STATED EXERCISE
Give back only the lines from the one that contains "Clone this chart in Apache ECharts." through the one that contains "300, interval: 50", word for word and without images.
--- START INFORMATION PROVIDED ---
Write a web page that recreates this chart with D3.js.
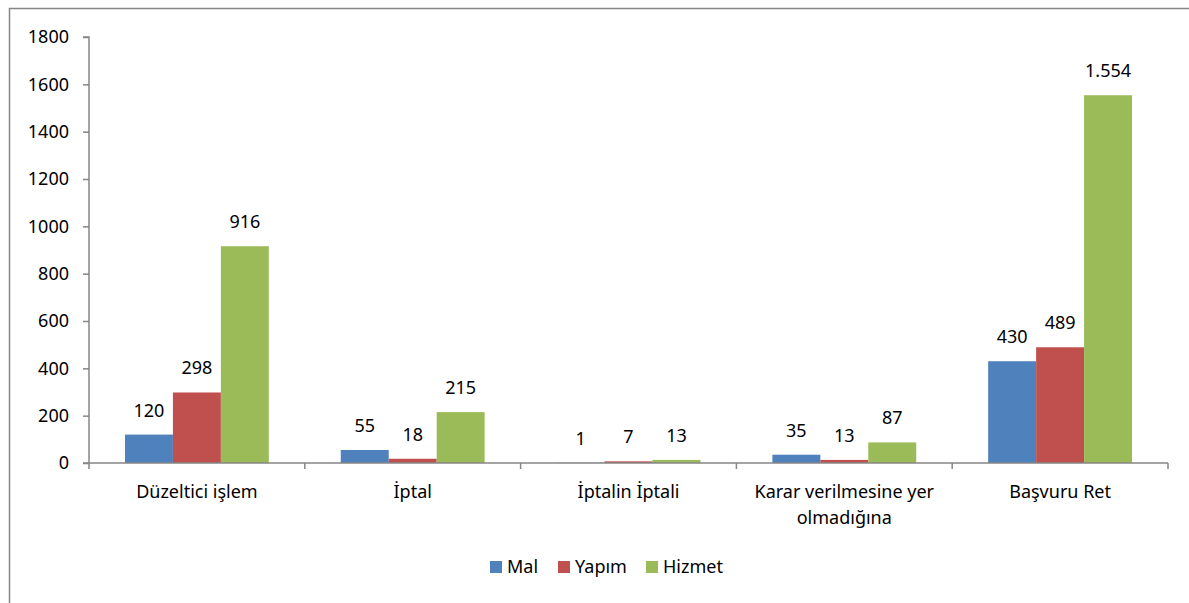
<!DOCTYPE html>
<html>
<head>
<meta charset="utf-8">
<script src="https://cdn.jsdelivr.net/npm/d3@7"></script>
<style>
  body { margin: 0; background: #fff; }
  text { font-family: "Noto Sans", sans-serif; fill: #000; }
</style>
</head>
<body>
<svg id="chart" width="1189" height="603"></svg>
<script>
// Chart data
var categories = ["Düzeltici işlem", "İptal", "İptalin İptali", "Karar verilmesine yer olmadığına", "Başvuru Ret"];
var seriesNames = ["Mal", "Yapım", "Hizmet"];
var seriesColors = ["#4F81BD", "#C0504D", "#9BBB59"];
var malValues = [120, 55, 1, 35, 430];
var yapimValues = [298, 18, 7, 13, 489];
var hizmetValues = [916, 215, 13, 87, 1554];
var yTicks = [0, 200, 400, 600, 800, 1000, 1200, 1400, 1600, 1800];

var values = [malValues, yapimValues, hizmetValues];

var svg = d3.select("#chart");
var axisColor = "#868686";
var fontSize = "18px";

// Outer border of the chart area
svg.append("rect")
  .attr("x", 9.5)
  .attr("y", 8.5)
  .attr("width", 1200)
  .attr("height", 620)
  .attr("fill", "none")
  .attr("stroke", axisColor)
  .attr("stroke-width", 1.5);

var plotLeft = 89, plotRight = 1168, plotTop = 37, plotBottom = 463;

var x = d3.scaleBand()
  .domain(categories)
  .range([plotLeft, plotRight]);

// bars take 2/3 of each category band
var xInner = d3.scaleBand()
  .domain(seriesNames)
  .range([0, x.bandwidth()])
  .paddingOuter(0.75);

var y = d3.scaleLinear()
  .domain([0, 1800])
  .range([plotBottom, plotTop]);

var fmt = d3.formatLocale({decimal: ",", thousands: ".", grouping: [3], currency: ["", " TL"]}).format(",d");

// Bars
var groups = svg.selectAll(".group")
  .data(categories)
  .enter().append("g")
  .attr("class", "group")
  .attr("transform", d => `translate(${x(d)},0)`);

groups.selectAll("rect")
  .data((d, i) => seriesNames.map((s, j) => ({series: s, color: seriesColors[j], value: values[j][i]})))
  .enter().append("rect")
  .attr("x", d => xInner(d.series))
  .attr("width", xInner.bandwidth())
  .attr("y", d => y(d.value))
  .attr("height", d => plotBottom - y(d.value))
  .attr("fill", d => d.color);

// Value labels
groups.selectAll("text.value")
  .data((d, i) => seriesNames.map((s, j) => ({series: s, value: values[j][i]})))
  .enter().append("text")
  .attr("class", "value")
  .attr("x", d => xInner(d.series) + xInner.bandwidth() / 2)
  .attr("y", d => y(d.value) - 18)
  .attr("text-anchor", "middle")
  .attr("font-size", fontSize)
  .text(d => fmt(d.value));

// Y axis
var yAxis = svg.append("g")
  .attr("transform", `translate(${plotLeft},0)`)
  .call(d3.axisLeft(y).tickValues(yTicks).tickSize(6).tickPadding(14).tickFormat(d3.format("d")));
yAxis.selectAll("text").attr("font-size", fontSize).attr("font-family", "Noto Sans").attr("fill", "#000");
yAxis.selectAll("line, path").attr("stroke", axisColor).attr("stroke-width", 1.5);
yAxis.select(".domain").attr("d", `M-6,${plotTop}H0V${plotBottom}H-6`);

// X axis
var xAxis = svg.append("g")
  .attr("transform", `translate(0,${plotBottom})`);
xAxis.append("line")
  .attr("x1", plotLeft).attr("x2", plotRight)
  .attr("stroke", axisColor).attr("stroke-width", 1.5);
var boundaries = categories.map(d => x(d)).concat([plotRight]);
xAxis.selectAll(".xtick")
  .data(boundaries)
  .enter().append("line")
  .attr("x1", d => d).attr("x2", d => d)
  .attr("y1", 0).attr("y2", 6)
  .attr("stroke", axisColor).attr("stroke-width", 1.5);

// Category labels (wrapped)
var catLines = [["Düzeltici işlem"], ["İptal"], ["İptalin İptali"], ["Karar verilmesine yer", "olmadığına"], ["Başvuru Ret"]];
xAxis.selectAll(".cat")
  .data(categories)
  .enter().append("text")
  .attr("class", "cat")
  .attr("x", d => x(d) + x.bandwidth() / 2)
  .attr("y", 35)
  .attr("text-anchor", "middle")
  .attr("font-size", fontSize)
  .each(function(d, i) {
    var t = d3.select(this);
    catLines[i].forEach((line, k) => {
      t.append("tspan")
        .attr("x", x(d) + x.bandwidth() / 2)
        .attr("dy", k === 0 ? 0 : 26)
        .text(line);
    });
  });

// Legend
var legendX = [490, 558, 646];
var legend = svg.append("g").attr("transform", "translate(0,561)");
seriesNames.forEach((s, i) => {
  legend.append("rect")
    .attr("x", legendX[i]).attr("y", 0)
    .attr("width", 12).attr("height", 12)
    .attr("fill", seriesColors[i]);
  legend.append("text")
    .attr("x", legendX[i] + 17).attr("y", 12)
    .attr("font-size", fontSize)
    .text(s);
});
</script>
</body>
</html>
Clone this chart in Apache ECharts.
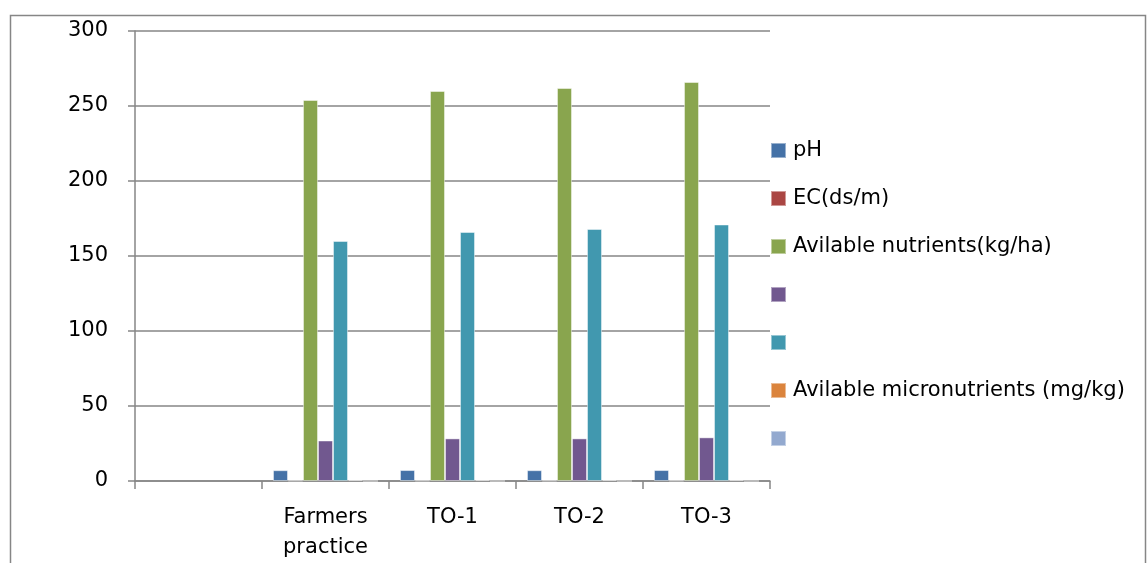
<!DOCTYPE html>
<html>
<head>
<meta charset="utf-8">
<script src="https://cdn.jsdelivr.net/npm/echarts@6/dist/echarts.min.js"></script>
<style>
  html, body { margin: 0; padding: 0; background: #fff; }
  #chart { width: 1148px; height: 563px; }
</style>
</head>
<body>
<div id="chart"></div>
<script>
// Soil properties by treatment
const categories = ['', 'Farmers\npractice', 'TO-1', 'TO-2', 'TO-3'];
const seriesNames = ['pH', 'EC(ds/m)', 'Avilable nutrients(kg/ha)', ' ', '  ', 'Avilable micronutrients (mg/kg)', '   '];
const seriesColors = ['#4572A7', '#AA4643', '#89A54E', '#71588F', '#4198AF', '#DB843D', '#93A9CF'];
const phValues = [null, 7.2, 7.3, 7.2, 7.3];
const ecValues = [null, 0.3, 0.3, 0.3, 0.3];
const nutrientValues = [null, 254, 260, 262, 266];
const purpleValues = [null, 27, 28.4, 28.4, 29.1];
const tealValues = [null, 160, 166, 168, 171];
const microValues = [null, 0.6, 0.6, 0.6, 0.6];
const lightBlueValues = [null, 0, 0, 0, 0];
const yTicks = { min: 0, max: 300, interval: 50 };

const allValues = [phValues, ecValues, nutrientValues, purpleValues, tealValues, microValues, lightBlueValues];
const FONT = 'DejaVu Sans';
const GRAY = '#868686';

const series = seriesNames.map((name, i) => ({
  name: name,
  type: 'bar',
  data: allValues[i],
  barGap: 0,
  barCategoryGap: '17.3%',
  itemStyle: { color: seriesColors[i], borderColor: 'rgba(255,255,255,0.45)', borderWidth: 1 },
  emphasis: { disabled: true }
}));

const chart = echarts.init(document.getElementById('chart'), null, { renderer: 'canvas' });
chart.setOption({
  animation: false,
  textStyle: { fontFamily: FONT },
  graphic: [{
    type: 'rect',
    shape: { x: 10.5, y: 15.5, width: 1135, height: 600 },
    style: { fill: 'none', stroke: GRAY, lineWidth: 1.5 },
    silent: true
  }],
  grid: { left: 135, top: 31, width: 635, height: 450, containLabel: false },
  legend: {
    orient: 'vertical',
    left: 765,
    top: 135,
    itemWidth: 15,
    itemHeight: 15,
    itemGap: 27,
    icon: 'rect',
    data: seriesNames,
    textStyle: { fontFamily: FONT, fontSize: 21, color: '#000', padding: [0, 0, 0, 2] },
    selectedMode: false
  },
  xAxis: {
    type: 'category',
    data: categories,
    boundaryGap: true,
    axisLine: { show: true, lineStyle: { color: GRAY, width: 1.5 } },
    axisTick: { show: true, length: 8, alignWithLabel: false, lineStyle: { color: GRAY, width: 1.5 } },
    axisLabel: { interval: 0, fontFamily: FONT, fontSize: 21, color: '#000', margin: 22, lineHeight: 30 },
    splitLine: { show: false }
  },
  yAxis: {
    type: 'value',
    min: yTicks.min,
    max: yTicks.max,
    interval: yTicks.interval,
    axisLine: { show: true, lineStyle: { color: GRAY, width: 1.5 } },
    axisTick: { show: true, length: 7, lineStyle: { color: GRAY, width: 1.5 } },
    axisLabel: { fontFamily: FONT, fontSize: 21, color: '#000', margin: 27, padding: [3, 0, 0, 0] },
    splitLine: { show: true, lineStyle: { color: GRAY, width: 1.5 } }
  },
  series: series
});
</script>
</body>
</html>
--- END INFORMATION PROVIDED ---
ANSWER FOR THIS EXERCISE
Clone this chart in Apache ECharts.
<!DOCTYPE html>
<html>
<head>
<meta charset="utf-8">
<script src="https://cdn.jsdelivr.net/npm/echarts@6/dist/echarts.min.js"></script>
<style>
  html, body { margin: 0; padding: 0; background: #fff; }
  #chart { width: 1148px; height: 563px; }
</style>
</head>
<body>
<div id="chart"></div>
<script>
// Soil properties by treatment
const categories = ['', 'Farmers\npractice', 'TO-1', 'TO-2', 'TO-3'];
const seriesNames = ['pH', 'EC(ds/m)', 'Avilable nutrients(kg/ha)', ' ', '  ', 'Avilable micronutrients (mg/kg)', '   '];
const seriesColors = ['#4572A7', '#AA4643', '#89A54E', '#71588F', '#4198AF', '#DB843D', '#93A9CF'];
const phValues = [null, 7.2, 7.3, 7.2, 7.3];
const ecValues = [null, 0.3, 0.3, 0.3, 0.3];
const nutrientValues = [null, 254, 260, 262, 266];
const purpleValues = [null, 27, 28.4, 28.4, 29.1];
const tealValues = [null, 160, 166, 168, 171];
const microValues = [null, 0.6, 0.6, 0.6, 0.6];
const lightBlueValues = [null, 0, 0, 0, 0];
const yTicks = { min: 0, max: 300, interval: 50 };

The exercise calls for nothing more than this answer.